[Records with drawing code]
+ + +
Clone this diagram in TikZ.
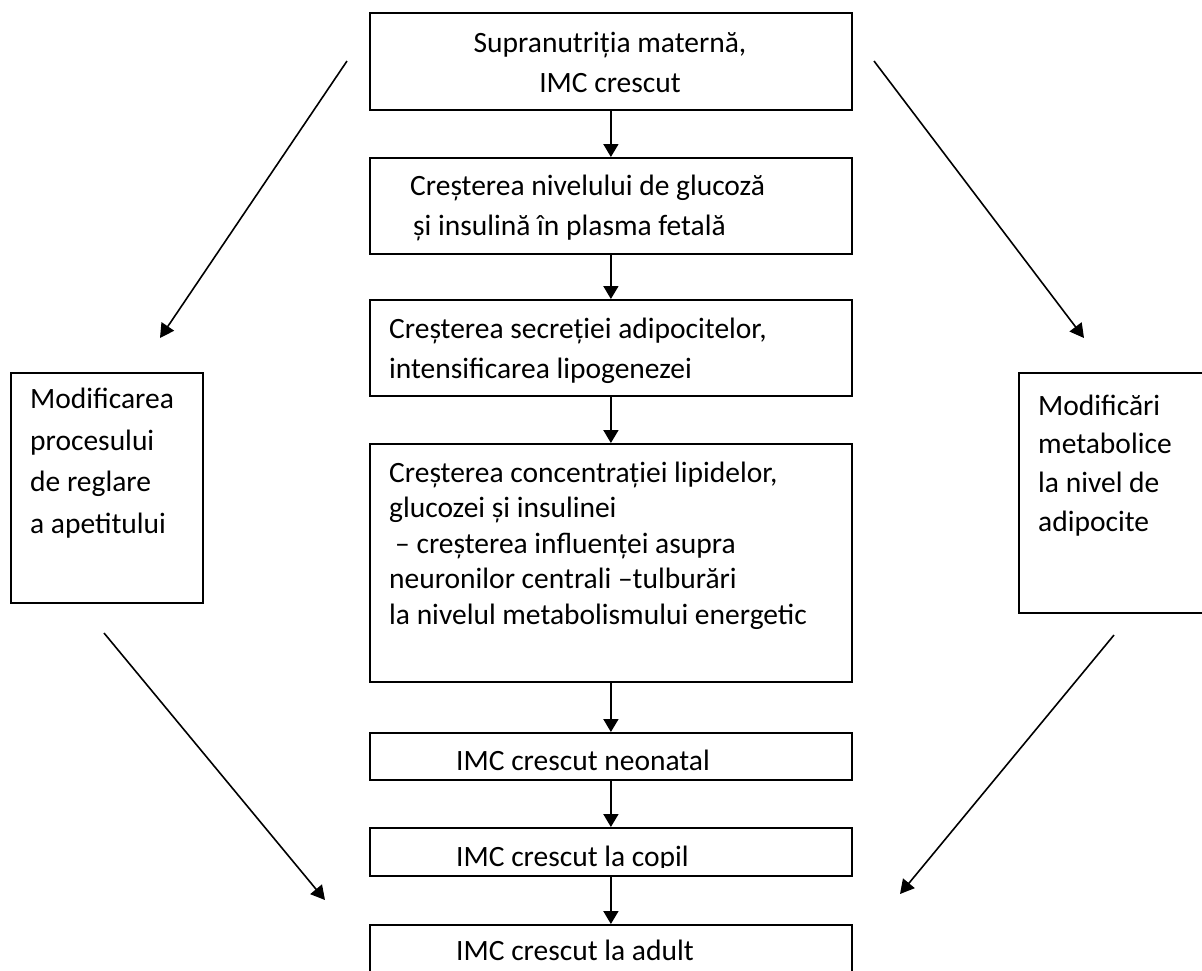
\documentclass[tikz,border=0pt]{standalone}
\usepackage{fontspec}
\setmainfont{Carlito}
\usetikzlibrary{arrows.meta}
\begin{document}
\begin{tikzpicture}[x=1pt,y=-1pt,
    box/.style={draw,line width=1.8pt,inner sep=0pt,anchor=north west},
    txt/.style={anchor=base west,inner sep=0pt,align=left},
    arr/.style={line width=1.8pt,-{Triangle[length=13pt,width=15pt]}},
    slant/.style={line width=1.6pt,-{Triangle[length=14pt,width=15pt]}}]
  \useasboundingbox (0,0) rectangle (1202,970);
  \clip (0,0) rectangle (1202,970);
  % middle chain
  \node[box,minimum width=482,minimum height=97] (matern) at (369,12) {};
  \node[box,minimum width=482,minimum height=96] (glucoza) at (369,157) {};
  \node[box,minimum width=482,minimum height=96] (secretie) at (369,299) {};
  \node[box,minimum width=482,minimum height=238] (lipide) at (369,443) {};
  \node[box,minimum width=482,minimum height=47] (neonatal) at (369,732) {};
  \node[box,minimum width=482,minimum height=48] (copil) at (369,827) {};
  \node[box,minimum width=482,minimum height=80] (adult) at (369,924) {};
  % side boxes
  \node[box,minimum width=192,minimum height=230] (apetit) at (10,372) {};
  \node[box,minimum width=200,minimum height=240] (adipo) at (1018,372) {};
  % texts (base = last line)
  \node[txt,anchor=base,align=center,font=\fontsize{29.5}{40}\selectfont] (tmatern) at (610,92)
    {Supranutriția maternă,\\IMC crescut};
  \node[txt,font=\fontsize{29.5}{40}\selectfont] (tglucoza) at (410,235)
    {Creșterea nivelului de glucoză\\\hspace*{3pt}și insulină în plasma fetală};
  \node[txt,font=\fontsize{29.5}{40}\selectfont] (tsecretie) at (389,378)
    {Creșterea secreției adipocitelor,\\intensificarea lipogenezei};
  \node[txt,font=\fontsize{29.5}{35.5}\selectfont] (tlipide) at (389,624)
    {Creșterea concentrației lipidelor,\\glucozei și insulinei\\\hspace*{6pt}– creșterea influenței asupra\\neuronilor centrali –tulburări\\la nivelul metabolismului energetic};
  \begin{scope}
    \clip (369,732) rectangle (851,771);
    \node[txt,font=\fontsize{29.5}{40}\selectfont] (tneonatal) at (456,770) {IMC crescut neonatal};
  \end{scope}
  \begin{scope}
    \clip (369,827) rectangle (851,867);
    \node[txt,font=\fontsize{29.5}{40}\selectfont] (tcopil) at (456,866) {IMC crescut la copil};
  \end{scope}
  \node[txt,font=\fontsize{29.5}{40}\selectfont] (tadult) at (456,960) {IMC crescut la adult};
  \node[txt,font=\fontsize{29.5}{41.5}\selectfont] (tapetit) at (30,533)
    {Modificarea\\procesului\\de reglare\\a apetitului};
  \node[txt,font=\fontsize{29.5}{38.6}\selectfont] (tadipo) at (1038,531)
    {Modificări\\metabolice\\la nivel de\\adipocite};
  % arrows
  \draw[arr] (matern) -- (glucoza);
  \draw[arr] (glucoza) -- (secretie);
  \draw[arr] (secretie) -- (lipide);
  \draw[arr] (lipide) -- (neonatal);
  \draw[arr] (neonatal) -- (copil);
  \draw[arr] (copil) -- (adult);
  % slanted arrows
  \coordinate (tl0) at (347,61);
  \coordinate (tl1) at (160,338);
  \coordinate (tr0) at (874,61);
  \coordinate (tr1) at (1084,338);
  \coordinate (bl0) at (104,633);
  \coordinate (bl1) at (325,900);
  \coordinate (br0) at (1114,635);
  \coordinate (br1) at (900,894);
  \draw[slant] (tl0) -- (tl1);
  \draw[slant] (tr0) -- (tr1);
  \draw[slant] (bl0) -- (bl1);
  \draw[slant] (br0) -- (br1);
\end{tikzpicture}
\end{document}
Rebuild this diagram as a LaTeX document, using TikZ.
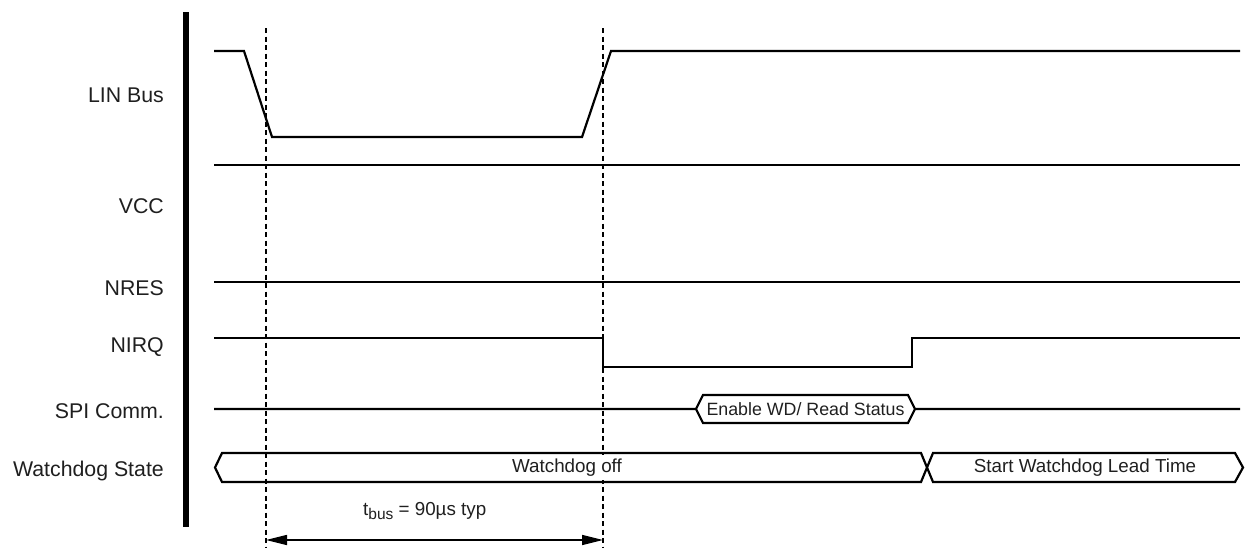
\documentclass[tikz,border=0pt]{standalone}
\usepackage{fontspec}
\setmainfont{Liberation Sans}
\usetikzlibrary{arrows.meta}
\begin{document}
\begin{tikzpicture}[x=1pt,y=-1pt,
  sig/.style={line width=2.2pt, line join=miter, line cap=butt},
  guide/.style={line width=1.1pt, dash pattern=on 5pt off 3.5pt},
  lbl/.style={font=\fontsize{21.3}{24}\selectfont, anchor=base east, inner sep=0pt, text=black!88},
  boxtxt/.style={font=\fontsize{18.8}{22}\selectfont, inner sep=0pt, text=black!88},
  dim/.style={line width=1.4pt, {Triangle[length=21pt,width=10pt]}-{Triangle[length=21pt,width=10pt]}}]
\useasboundingbox (0,0) rectangle (1249,547);

% thick axis bar
\draw[line width=6pt] (186,12) -- (186,527);

% guides
\draw[guide] (266,28) -- (266,547);
\draw[guide] (603,28) -- (603,547);

% labels
\node[lbl] (lLIN) at (164,102) {LIN Bus};
\node[lbl] (lVCC) at (164,213) {VCC};
\node[lbl] (lNRES) at (164,295) {NRES};
\node[lbl] (lNIRQ) at (164,352) {NIRQ};
\node[lbl] (lSPI) at (164,418) {SPI Comm.};
\node[lbl] (lWD) at (164,476) {Watchdog State};

% LIN Bus
\draw[sig] (214,51) -- (244,51) -- (272,137) -- (582,137) -- (611,51) -- (1240,51);
% VCC
\draw[sig] (214,165) -- (1240,165);
% NRES
\draw[sig] (214,282) -- (1240,282);
% NIRQ
\draw[sig] (214,338) -- (603,338) -- (603,367) -- (912,367) -- (912,338) -- (1240,338);

% SPI Comm
\draw[sig] (214,409) -- (696,409) -- (703,395) -- (908,395) -- (915,409) -- (1240,409);
\draw[sig] (696,409) -- (703,423) -- (908,423) -- (915,409);
\node[boxtxt, font=\fontsize{17.8}{21}\selectfont] (spitxt) at (805.5,409.5) {Enable WD/ Read Status};

% Watchdog State
\fill[white] (560,455) rectangle (630,480);
\draw[sig] (215,467.5) -- (222,453) -- (921,453) -- (933,482) -- (1235,482) -- (1243,467.5) -- (1235,453) -- (933,453) -- (921,482) -- (222,482) -- cycle;
\node[boxtxt] (wdoff) at (567,468) {Watchdog off};
\node[boxtxt] (wdstart) at (1085,468) {Start Watchdog Lead Time};

% dimension
\coordinate (d1) at (266,540);
\coordinate (d2) at (603,540);
\draw[dim] (d1) -- (d2);
\node[boxtxt, anchor=base west] (tbus) at (363,515) {t\raisebox{-4.5pt}{\fontsize{15.5}{18}\selectfont bus} = 90µs typ};
\end{tikzpicture}
\end{document}
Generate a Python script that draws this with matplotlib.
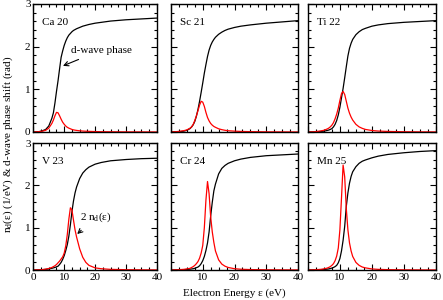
import matplotlib
matplotlib.use("Agg")
import matplotlib.pyplot as plt
from matplotlib.ticker import MultipleLocator

plt.rcParams['font.family'] = ['Liberation Serif', 'DejaVu Serif']
plt.rcParams['mathtext.fontset'] = 'custom'
plt.rcParams['mathtext.rm'] = 'Liberation Serif'
plt.rcParams['mathtext.it'] = 'Liberation Serif:italic'

# electron energy grid (eV)
energy = [0, 2, 3, 4, 5, 6, 6.5, 7, 7.5, 8, 8.5, 9, 9.5, 10, 10.5, 11, 11.5, 12,
          12.5, 13, 13.5, 14, 15, 16, 17, 18, 20, 22, 25, 30, 35, 40]

labels = ["Ca 20", "Sc 21", "Ti 22", "V 23", "Cr 24", "Mn 25"]

# d-wave phase shift (rad)
phase_ca = [0, 0.01, 0.03, 0.06, 0.14, 0.32, 0.45, 0.68, 0.95, 1.2, 1.48, 1.75, 1.9, 2.03, 2.13, 2.21,
            2.27, 2.31, 2.35, 2.38, 2.4, 2.42, 2.45, 2.48, 2.5, 2.52, 2.55, 2.57, 2.6, 2.63, 2.65, 2.67]
phase_sc = [0, 0.005, 0.01, 0.02, 0.04, 0.08, 0.12, 0.17, 0.25, 0.37, 0.53, 0.72, 0.93, 1.15, 1.38, 1.58,
            1.77, 1.92, 2.03, 2.11, 2.17, 2.22, 2.29, 2.34, 2.38, 2.41, 2.45, 2.48, 2.51, 2.55, 2.58, 2.61]
phase_ti = [0, 0.003, 0.006, 0.012, 0.02, 0.035, 0.045, 0.06, 0.08, 0.12, 0.18, 0.27, 0.4, 0.58, 0.8, 1.02,
            1.27, 1.53, 1.78, 1.96, 2.08, 2.17, 2.28, 2.35, 2.4, 2.43, 2.48, 2.51, 2.54, 2.57, 2.59, 2.61]
phase_v = [0, 0.003, 0.008, 0.015, 0.025, 0.04, 0.05, 0.06, 0.075, 0.09, 0.13, 0.18, 0.25, 0.34, 0.46, 0.6,
           0.8, 1.07, 1.38, 1.63, 1.82, 1.96, 2.16, 2.29, 2.37, 2.43, 2.5, 2.54, 2.58, 2.61, 2.63, 2.64]
phase_cr = [0, 0.002, 0.004, 0.008, 0.013, 0.02, 0.025, 0.03, 0.04, 0.055, 0.07, 0.1, 0.15, 0.22, 0.32, 0.46,
            0.64, 0.9, 1.28, 1.6, 1.87, 2.03, 2.27, 2.4, 2.47, 2.52, 2.58, 2.62, 2.66, 2.7, 2.72, 2.74]
phase_mn = [0, 0.002, 0.004, 0.008, 0.013, 0.02, 0.025, 0.035, 0.045, 0.06, 0.08, 0.11, 0.17, 0.27, 0.45, 0.7,
            1.03, 1.5, 1.82, 2.05, 2.21, 2.32, 2.44, 2.52, 2.57, 2.6, 2.65, 2.69, 2.73, 2.77, 2.8, 2.82]

# 2 n_d(e) (1/eV)
dos_ca = [0, 0.01, 0.02, 0.04, 0.09, 0.2, 0.28, 0.38, 0.46, 0.45, 0.38, 0.3, 0.23, 0.18, 0.14, 0.11,
          0.09, 0.075, 0.06, 0.05, 0.043, 0.037, 0.028, 0.022, 0.018, 0.015, 0.01, 0.007, 0.005, 0.003, 0.002, 0.001]
dos_sc = [0, 0.01, 0.02, 0.03, 0.05, 0.09, 0.12, 0.18, 0.27, 0.38, 0.5, 0.63, 0.72, 0.7, 0.6, 0.46,
          0.34, 0.26, 0.2, 0.16, 0.13, 0.11, 0.075, 0.055, 0.04, 0.03, 0.02, 0.013, 0.008, 0.004, 0.002, 0.001]
dos_ti = [0, 0.005, 0.015, 0.025, 0.04, 0.07, 0.09, 0.12, 0.16, 0.22, 0.31, 0.42, 0.56, 0.74, 0.9, 0.95,
          0.88, 0.72, 0.56, 0.44, 0.35, 0.28, 0.18, 0.12, 0.085, 0.06, 0.035, 0.022, 0.013, 0.006, 0.003, 0.002]
dos_v = [0, 0.005, 0.01, 0.02, 0.035, 0.06, 0.08, 0.1, 0.13, 0.17, 0.21, 0.26, 0.31, 0.4, 0.57, 0.84,
         1.2, 1.47, 1.42, 1.18, 0.95, 0.78, 0.5, 0.3, 0.18, 0.11, 0.05, 0.03, 0.015, 0.007, 0.004, 0.002]
dos_cr = [0, 0.005, 0.01, 0.015, 0.025, 0.04, 0.06, 0.08, 0.11, 0.15, 0.2, 0.28, 0.4, 0.58, 1.0, 1.65,
          2.09, 1.8, 1.25, 0.9, 0.65, 0.45, 0.24, 0.14, 0.09, 0.06, 0.03, 0.018, 0.01, 0.005, 0.003, 0.002]
dos_mn = [0, 0.005, 0.01, 0.015, 0.025, 0.045, 0.06, 0.08, 0.11, 0.15, 0.22, 0.33, 0.52, 0.95, 1.7, 2.48,
          2.2, 1.45, 0.95, 0.64, 0.45, 0.32, 0.18, 0.11, 0.07, 0.05, 0.025, 0.015, 0.008, 0.004, 0.002, 0.001]

phases = [phase_ca, phase_sc, phase_ti, phase_v, phase_cr, phase_mn]
dos = [dos_ca, dos_sc, dos_ti, dos_v, dos_cr, dos_mn]

fig = plt.figure(figsize=(4.43, 3.0), dpi=100)

lefts = [0.0752, 0.386, 0.695]
widths = [0.279, 0.2867, 0.289]
bottoms = [0.56, 0.1]
heights = [0.4267, 0.4233]

for i in range(6):
    row, col = i // 3, i % 3
    ax = fig.add_axes([lefts[col], bottoms[row], widths[col], heights[row]])
    ax.plot(energy, phases[i], color="black", lw=0.9)
    ax.plot(energy, dos[i], color="red", lw=0.9)
    ax.set_xlim(0, 40)
    ax.set_ylim(0, 3)
    ax.xaxis.set_major_locator(MultipleLocator(10))
    ax.xaxis.set_minor_locator(MultipleLocator(2.5))
    ax.yaxis.set_major_locator(MultipleLocator(1))
    ax.yaxis.set_minor_locator(MultipleLocator(0.2))
    ax.tick_params(which="both", direction="in", top=True, right=True, labelsize=8, pad=2)
    ax.tick_params(which="major", length=4, width=0.8)
    ax.tick_params(which="minor", length=2.2, width=0.8)
    for s in ax.spines.values():
        s.set_linewidth(1.0)
    if row == 0:
        ax.set_xticklabels([])
    elif col > 0:
        ax.set_xticks([10, 20, 30, 40])
        ax.xaxis.set_minor_locator(MultipleLocator(2.5))
    if col > 0:
        ax.set_yticklabels([])
    ax.text(0.068, 0.855, labels[i], transform=ax.transAxes, fontsize=8, va="center")
    if i == 0:
        ax.annotate("d-wave phase", xy=(9.6, 1.55), xytext=(12.2, 1.92), fontsize=8, va="center",
                    arrowprops=dict(arrowstyle="->", color="black", lw=0.8, shrinkA=4, shrinkB=0))
    if i == 3:
        ax.annotate(r"2 n$_{\rm d}$(ε)", xy=(14.2, 0.85), xytext=(15.1, 1.25), fontsize=8, va="center",
                    arrowprops=dict(arrowstyle="->", color="black", lw=0.8, shrinkA=4, shrinkB=0))

fig.text(0.018, 0.52, "n$_{\\rm d}$(ε) (1/eV) & d-wave phase shift (rad)", rotation=90,
         ha="center", va="center", fontsize=8)
fig.text(0.53, 0.023, "Electron Energy ε (eV)", ha="center", va="center", fontsize=8)

fig.savefig("out.png", dpi=100)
+ + +
- _Challenge_:
Restate word for word the part that opens with the line containing "Rebuild this diagram" and closes with the line containing "(spitxt) at (805.5,409.5)", both ends included, and nothing else. Omit any images.

- _Reply_:
Rebuild this diagram as a LaTeX document, using TikZ.
\documentclass[tikz,border=0pt]{standalone}
\usepackage{fontspec}
\setmainfont{Liberation Sans}
\usetikzlibrary{arrows.meta}
\begin{document}
\begin{tikzpicture}[x=1pt,y=-1pt,
  sig/.style={line width=2.2pt, line join=miter, line cap=butt},
  guide/.style={line width=1.1pt, dash pattern=on 5pt off 3.5pt},
  lbl/.style={font=\fontsize{21.3}{24}\selectfont, anchor=base east, inner sep=0pt, text=black!88},
  boxtxt/.style={font=\fontsize{18.8}{22}\selectfont, inner sep=0pt, text=black!88},
  dim/.style={line width=1.4pt, {Triangle[length=21pt,width=10pt]}-{Triangle[length=21pt,width=10pt]}}]
\useasboundingbox (0,0) rectangle (1249,547);

% thick axis bar
\draw[line width=6pt] (186,12) -- (186,527);

% guides
\draw[guide] (266,28) -- (266,547);
\draw[guide] (603,28) -- (603,547);

% labels
\node[lbl] (lLIN) at (164,102) {LIN Bus};
\node[lbl] (lVCC) at (164,213) {VCC};
\node[lbl] (lNRES) at (164,295) {NRES};
\node[lbl] (lNIRQ) at (164,352) {NIRQ};
\node[lbl] (lSPI) at (164,418) {SPI Comm.};
\node[lbl] (lWD) at (164,476) {Watchdog State};

% LIN Bus
\draw[sig] (214,51) -- (244,51) -- (272,137) -- (582,137) -- (611,51) -- (1240,51);
% VCC
\draw[sig] (214,165) -- (1240,165);
% NRES
\draw[sig] (214,282) -- (1240,282);
% NIRQ
\draw[sig] (214,338) -- (603,338) -- (603,367) -- (912,367) -- (912,338) -- (1240,338);

% SPI Comm
\draw[sig] (214,409) -- (696,409) -- (703,395) -- (908,395) -- (915,409) -- (1240,409);
\draw[sig] (696,409) -- (703,423) -- (908,423) -- (915,409);
\node[boxtxt, font=\fontsize{17.8}{21}\selectfont] (spitxt) at (805.5,409.5) {Enable WD/ Read Status};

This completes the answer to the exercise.